Perdues dans New York is the cinema fantastique in microcosm. With the dawn comes the end of one fantasy and the beginning of another. Rollin takes this central motif of his vampire films and transforms it into an allegory for cinematographic spectatorship. Perdues dans New York is brimming with cinematographic gestures that function on two levels. On one level these devices propel the action of the film while on another level they suggest the very modus operandi of the cinema as a shared dreamscape.
Like so many of Rollin’s films Perdues dans New York is saturated with the pale browns and ambers of autumn. There’s an eerie uncanniness to Perdues dans New York that is both visual and performative. Despite its metropolitan setting, Perdues dans New York belongs to the world of Rollin’s Gothic Horror films. Early on in Perdues dans New York Rollin, in a voice over during a montage of storybook illustrations, lists those films whose similar stylization suggest the same collective imagination and shared dreaming as Perdues dans New York. From Duel In The Sun (1946) to Zéro de conduite (1933), Rollin locates the power of the Moon Goddess to immerse the dreamer/spectator in a fantasy world that merely suggests our own.

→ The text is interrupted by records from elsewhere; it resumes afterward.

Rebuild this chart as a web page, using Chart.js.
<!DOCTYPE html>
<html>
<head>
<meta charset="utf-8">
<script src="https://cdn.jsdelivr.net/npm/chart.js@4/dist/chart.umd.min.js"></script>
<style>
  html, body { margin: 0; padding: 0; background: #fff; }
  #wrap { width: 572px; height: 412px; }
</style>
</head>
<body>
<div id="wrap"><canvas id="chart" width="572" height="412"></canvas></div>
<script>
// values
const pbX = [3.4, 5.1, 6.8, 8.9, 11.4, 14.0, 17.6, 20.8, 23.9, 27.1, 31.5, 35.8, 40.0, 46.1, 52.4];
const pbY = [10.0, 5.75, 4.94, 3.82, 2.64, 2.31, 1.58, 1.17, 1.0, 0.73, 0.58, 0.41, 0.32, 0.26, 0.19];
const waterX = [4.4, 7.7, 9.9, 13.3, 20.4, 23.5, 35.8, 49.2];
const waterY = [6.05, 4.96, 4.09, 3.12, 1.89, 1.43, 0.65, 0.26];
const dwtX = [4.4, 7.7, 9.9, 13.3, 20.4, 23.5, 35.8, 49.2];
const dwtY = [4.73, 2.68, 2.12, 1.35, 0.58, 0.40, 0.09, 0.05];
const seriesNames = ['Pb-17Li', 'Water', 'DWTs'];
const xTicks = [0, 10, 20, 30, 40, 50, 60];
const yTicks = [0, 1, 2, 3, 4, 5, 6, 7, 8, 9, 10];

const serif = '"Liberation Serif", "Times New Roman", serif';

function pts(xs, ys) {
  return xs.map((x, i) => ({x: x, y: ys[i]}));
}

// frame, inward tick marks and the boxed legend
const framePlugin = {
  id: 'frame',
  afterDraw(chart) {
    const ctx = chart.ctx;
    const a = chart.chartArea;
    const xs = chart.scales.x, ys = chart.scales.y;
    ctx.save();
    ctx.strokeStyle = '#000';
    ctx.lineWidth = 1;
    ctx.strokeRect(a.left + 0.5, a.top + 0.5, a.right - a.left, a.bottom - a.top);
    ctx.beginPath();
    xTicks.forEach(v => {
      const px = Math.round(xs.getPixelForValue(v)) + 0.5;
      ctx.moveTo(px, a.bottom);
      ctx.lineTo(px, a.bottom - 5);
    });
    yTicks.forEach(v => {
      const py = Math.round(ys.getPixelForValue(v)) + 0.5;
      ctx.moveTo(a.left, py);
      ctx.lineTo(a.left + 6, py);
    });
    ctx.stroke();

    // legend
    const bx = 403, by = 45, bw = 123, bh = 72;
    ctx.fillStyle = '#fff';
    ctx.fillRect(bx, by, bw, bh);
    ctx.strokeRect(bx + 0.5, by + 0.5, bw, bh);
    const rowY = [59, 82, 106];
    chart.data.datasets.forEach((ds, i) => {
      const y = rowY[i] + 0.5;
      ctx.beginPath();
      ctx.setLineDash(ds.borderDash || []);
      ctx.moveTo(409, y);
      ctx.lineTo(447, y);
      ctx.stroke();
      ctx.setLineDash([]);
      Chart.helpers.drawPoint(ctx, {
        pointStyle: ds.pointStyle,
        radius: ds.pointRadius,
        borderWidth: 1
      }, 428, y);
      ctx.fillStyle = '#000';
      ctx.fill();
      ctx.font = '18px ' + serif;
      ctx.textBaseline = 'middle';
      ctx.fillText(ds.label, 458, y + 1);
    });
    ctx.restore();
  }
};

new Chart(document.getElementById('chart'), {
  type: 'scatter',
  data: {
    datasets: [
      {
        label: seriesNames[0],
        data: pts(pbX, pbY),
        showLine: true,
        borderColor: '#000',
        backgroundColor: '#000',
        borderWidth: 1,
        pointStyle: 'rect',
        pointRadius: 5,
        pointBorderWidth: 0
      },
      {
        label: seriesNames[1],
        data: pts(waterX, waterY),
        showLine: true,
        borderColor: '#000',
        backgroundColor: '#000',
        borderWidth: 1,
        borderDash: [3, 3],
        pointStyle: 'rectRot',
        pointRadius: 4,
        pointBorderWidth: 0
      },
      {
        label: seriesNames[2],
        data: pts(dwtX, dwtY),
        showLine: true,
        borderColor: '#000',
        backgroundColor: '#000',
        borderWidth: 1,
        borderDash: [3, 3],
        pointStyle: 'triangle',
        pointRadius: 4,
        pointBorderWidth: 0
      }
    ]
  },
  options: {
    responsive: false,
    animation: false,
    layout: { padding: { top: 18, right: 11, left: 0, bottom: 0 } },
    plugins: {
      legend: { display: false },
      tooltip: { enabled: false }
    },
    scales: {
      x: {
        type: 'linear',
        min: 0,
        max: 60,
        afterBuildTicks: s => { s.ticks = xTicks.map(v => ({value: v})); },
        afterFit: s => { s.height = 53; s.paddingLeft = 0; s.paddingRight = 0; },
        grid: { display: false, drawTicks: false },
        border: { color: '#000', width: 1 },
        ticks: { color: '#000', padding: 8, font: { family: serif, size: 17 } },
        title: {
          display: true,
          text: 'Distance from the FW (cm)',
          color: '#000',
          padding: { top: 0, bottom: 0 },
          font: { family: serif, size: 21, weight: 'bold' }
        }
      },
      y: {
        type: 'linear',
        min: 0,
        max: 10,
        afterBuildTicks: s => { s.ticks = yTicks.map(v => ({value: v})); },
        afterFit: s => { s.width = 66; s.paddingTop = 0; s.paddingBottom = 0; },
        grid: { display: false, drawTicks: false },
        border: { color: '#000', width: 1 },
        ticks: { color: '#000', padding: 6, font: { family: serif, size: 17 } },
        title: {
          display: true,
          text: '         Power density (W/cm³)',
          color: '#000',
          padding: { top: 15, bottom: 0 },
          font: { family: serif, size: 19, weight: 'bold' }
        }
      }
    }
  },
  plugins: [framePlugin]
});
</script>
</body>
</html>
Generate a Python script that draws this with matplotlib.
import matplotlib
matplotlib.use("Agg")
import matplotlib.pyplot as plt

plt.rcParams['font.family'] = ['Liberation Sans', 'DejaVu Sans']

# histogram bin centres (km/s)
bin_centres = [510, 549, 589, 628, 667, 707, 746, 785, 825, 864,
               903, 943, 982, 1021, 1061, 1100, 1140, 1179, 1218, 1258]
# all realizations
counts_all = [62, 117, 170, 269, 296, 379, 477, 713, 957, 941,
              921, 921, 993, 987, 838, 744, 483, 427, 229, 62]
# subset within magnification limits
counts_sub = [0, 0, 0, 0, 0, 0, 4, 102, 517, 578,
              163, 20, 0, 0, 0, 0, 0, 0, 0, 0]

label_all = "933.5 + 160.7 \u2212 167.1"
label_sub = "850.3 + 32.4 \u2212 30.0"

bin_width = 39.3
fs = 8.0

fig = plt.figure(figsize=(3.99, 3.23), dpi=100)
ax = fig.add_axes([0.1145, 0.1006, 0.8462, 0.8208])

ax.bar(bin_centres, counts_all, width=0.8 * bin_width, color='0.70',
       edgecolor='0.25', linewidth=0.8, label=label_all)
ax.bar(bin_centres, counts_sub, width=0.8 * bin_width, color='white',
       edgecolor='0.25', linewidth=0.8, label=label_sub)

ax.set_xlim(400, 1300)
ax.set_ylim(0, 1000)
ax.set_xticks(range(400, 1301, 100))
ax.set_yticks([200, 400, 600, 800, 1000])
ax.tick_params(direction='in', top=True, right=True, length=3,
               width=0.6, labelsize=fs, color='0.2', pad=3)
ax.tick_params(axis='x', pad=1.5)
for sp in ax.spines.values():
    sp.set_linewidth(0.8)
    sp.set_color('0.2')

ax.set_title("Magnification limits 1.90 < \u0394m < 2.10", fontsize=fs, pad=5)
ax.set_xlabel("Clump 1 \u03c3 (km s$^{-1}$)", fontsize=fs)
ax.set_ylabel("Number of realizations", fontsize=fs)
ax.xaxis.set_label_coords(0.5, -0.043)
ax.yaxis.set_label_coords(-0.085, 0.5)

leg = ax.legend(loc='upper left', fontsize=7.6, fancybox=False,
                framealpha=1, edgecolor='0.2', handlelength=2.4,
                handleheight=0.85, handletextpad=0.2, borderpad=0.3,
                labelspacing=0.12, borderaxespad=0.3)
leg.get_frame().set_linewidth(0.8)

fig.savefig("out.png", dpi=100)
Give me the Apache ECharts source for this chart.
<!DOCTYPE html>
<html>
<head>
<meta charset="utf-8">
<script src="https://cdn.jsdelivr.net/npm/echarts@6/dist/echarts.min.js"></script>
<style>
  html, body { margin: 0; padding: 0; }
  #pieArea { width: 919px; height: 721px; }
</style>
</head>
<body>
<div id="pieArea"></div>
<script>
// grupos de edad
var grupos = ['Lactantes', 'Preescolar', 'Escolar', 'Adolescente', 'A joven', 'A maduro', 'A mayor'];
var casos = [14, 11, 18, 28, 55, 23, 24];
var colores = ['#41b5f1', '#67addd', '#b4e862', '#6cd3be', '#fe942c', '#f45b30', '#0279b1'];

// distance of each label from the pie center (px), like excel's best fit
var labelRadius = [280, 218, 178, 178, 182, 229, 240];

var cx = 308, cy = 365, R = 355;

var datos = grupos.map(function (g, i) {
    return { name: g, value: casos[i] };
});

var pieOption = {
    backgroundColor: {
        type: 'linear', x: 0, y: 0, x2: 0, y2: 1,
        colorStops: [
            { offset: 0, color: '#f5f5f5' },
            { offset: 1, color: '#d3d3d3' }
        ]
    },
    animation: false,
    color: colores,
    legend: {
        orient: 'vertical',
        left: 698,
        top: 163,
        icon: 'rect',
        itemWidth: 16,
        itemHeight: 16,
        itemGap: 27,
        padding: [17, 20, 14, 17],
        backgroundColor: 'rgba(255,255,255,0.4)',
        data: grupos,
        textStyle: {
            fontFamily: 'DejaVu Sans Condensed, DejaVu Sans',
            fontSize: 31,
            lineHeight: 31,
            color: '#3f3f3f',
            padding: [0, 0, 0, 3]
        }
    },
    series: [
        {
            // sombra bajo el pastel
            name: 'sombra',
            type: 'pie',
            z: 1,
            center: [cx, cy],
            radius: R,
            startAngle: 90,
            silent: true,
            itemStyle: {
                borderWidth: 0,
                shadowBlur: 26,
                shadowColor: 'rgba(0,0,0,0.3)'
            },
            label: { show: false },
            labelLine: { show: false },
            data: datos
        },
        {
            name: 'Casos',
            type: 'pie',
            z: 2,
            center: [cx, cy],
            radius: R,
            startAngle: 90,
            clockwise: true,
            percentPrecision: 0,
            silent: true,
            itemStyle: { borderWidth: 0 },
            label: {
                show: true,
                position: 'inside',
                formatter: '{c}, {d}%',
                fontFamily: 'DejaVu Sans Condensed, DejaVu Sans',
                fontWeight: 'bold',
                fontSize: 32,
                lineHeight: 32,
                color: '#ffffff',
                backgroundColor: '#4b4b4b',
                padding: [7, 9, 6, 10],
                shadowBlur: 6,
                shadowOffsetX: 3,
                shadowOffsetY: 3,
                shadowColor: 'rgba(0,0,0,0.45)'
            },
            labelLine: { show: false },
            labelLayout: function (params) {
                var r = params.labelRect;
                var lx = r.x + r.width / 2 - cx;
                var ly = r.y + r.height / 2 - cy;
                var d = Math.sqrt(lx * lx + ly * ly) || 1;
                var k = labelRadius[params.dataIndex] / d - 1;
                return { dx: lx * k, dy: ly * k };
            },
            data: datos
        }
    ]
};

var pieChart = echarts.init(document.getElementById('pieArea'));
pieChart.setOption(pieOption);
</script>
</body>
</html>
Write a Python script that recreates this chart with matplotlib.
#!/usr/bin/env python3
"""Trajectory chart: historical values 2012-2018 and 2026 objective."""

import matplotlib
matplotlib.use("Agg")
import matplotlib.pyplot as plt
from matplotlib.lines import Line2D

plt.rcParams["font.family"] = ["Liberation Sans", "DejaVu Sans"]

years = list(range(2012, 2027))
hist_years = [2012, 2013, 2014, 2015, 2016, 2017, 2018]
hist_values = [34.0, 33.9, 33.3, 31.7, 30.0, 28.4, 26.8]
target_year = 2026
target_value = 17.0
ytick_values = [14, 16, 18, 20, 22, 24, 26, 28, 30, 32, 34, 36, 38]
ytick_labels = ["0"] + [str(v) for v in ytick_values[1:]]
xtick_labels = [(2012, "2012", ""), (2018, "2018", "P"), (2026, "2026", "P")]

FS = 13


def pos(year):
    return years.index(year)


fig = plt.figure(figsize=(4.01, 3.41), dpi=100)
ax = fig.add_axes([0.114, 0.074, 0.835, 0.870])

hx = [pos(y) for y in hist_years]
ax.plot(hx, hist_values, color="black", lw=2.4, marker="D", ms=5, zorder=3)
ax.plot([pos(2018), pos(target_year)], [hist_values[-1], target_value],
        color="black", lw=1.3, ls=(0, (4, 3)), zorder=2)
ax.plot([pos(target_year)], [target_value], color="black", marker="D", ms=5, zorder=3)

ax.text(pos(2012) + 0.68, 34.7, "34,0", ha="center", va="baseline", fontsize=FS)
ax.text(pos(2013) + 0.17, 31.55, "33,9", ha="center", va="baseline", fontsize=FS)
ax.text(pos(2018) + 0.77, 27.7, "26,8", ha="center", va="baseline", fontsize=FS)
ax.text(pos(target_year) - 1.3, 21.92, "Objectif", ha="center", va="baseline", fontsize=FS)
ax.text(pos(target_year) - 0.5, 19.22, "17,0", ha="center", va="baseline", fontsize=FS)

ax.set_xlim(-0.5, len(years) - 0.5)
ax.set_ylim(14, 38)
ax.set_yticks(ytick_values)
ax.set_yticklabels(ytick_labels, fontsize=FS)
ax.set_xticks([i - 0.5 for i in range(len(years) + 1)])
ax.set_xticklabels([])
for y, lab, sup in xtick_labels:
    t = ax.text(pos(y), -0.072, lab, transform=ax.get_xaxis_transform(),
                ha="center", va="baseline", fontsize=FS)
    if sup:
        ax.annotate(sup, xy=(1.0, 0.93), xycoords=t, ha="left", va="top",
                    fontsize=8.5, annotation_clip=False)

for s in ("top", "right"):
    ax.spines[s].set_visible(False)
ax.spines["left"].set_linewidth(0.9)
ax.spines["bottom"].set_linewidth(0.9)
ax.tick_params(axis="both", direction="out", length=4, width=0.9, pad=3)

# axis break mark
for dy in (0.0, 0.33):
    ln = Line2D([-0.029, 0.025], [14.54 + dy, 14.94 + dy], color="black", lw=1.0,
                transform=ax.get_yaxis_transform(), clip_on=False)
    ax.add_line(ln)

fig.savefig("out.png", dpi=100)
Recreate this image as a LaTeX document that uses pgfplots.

Within this intertextual complex nothing is real in the traditional sense, only representative in the most abstract sense. Perdues dans New York closes in on the central concept of Jacques Rivette’s Céline et Julie vont en bateau (1974) and reveals it in close-up. Where Rivette couched this notion of the cinema as collective imagining in humanism, Rollin distills it into pure fantasy. Despite these different approaches, both directors celebrate the cinema as a social mechanism; a way to render the vastness of the human imagination as something tangible and communicable. For both Rollin and Rivette this power that the cinema has is magical. Their wonder and awe is such that the only form that the only way they can articulate their thoughts is in the context of magic and sorcery.
It’s also worth noting that Céline et Julie vont en bateau and Perdues dans New York are films about female friendships. Politically speaking, the cinema is a maternal rather than a paternal device for these two filmmakers. This is even more true for Rollin whose genre specific cinema has always dealt with female superiority in the form of witches, vampires, and blood cults. The women in Rollin’s films are always gifted with a supernatural ability of some sort that in Perdues dans New York happens to be imagination itself.